● What the task requires
Copy out the complete listing, word for word.

● Provided material

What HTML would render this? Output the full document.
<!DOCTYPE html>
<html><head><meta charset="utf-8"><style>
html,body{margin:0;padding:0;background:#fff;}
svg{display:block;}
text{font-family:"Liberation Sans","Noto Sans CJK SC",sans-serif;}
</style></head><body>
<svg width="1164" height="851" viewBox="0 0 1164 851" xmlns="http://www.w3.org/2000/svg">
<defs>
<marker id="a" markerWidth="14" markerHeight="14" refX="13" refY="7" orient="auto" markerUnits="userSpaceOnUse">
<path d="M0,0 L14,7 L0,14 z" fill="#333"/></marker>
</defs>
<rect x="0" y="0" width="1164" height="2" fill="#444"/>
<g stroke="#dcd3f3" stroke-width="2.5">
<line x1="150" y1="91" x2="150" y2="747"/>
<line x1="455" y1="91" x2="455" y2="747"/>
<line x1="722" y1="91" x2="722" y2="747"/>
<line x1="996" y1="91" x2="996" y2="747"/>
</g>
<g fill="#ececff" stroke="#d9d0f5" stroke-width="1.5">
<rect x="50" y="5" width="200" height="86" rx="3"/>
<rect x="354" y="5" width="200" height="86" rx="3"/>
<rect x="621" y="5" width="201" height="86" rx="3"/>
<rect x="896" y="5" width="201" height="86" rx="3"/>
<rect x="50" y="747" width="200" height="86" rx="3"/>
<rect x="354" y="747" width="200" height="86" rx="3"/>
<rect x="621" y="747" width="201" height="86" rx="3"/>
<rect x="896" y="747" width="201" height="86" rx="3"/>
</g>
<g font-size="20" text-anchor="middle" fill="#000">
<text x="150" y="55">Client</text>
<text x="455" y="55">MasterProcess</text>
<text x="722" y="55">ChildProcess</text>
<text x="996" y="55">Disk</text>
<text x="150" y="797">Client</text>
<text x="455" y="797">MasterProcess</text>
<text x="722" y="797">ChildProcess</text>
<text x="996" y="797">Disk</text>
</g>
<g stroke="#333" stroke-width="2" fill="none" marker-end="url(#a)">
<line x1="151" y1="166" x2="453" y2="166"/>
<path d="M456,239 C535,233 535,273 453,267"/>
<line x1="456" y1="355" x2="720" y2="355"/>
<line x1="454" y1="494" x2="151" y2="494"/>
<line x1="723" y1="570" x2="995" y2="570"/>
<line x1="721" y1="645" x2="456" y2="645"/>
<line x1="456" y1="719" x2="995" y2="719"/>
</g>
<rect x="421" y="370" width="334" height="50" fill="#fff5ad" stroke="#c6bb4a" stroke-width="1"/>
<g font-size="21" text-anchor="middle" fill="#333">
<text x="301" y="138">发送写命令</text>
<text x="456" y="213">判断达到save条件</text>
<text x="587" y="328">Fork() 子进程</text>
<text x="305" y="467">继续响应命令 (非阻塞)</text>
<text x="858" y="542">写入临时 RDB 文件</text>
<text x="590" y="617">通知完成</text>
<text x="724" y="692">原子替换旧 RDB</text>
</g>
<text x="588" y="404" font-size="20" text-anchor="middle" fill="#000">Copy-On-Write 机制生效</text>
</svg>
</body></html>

● Exercise result
What HTML would render this? Output the full document.
<!DOCTYPE html>
<html><head><meta charset="utf-8"><style>
html,body{margin:0;padding:0;background:#fff;}
svg{display:block;}
text{font-family:"Liberation Sans","Noto Sans CJK SC",sans-serif;}
</style></head><body>
<svg width="1164" height="851" viewBox="0 0 1164 851" xmlns="http://www.w3.org/2000/svg">
<defs>
<marker id="a" markerWidth="14" markerHeight="14" refX="13" refY="7" orient="auto" markerUnits="userSpaceOnUse">
<path d="M0,0 L14,7 L0,14 z" fill="#333"/></marker>
</defs>
<rect x="0" y="0" width="1164" height="2" fill="#444"/>
<g stroke="#dcd3f3" stroke-width="2.5">
<line x1="150" y1="91" x2="150" y2="747"/>
<line x1="455" y1="91" x2="455" y2="747"/>
<line x1="722" y1="91" x2="722" y2="747"/>
<line x1="996" y1="91" x2="996" y2="747"/>
</g>
<g fill="#ececff" stroke="#d9d0f5" stroke-width="1.5">
<rect x="50" y="5" width="200" height="86" rx="3"/>
<rect x="354" y="5" width="200" height="86" rx="3"/>
<rect x="621" y="5" width="201" height="86" rx="3"/>
<rect x="896" y="5" width="201" height="86" rx="3"/>
<rect x="50" y="747" width="200" height="86" rx="3"/>
<rect x="354" y="747" width="200" height="86" rx="3"/>
<rect x="621" y="747" width="201" height="86" rx="3"/>
<rect x="896" y="747" width="201" height="86" rx="3"/>
</g>
<g font-size="20" text-anchor="middle" fill="#000">
<text x="150" y="55">Client</text>
<text x="455" y="55">MasterProcess</text>
<text x="722" y="55">ChildProcess</text>
<text x="996" y="55">Disk</text>
<text x="150" y="797">Client</text>
<text x="455" y="797">MasterProcess</text>
<text x="722" y="797">ChildProcess</text>
<text x="996" y="797">Disk</text>
</g>
<g stroke="#333" stroke-width="2" fill="none" marker-end="url(#a)">
<line x1="151" y1="166" x2="453" y2="166"/>
<path d="M456,239 C535,233 535,273 453,267"/>
<line x1="456" y1="355" x2="720" y2="355"/>
<line x1="454" y1="494" x2="151" y2="494"/>
<line x1="723" y1="570" x2="995" y2="570"/>
<line x1="721" y1="645" x2="456" y2="645"/>
<line x1="456" y1="719" x2="995" y2="719"/>
</g>
<rect x="421" y="370" width="334" height="50" fill="#fff5ad" stroke="#c6bb4a" stroke-width="1"/>
<g font-size="21" text-anchor="middle" fill="#333">
<text x="301" y="138">发送写命令</text>
<text x="456" y="213">判断达到save条件</text>
<text x="587" y="328">Fork() 子进程</text>
<text x="305" y="467">继续响应命令 (非阻塞)</text>
<text x="858" y="542">写入临时 RDB 文件</text>
<text x="590" y="617">通知完成</text>
<text x="724" y="692">原子替换旧 RDB</text>
</g>
<text x="588" y="404" font-size="20" text-anchor="middle" fill="#000">Copy-On-Write 机制生效</text>
</svg>
</body></html>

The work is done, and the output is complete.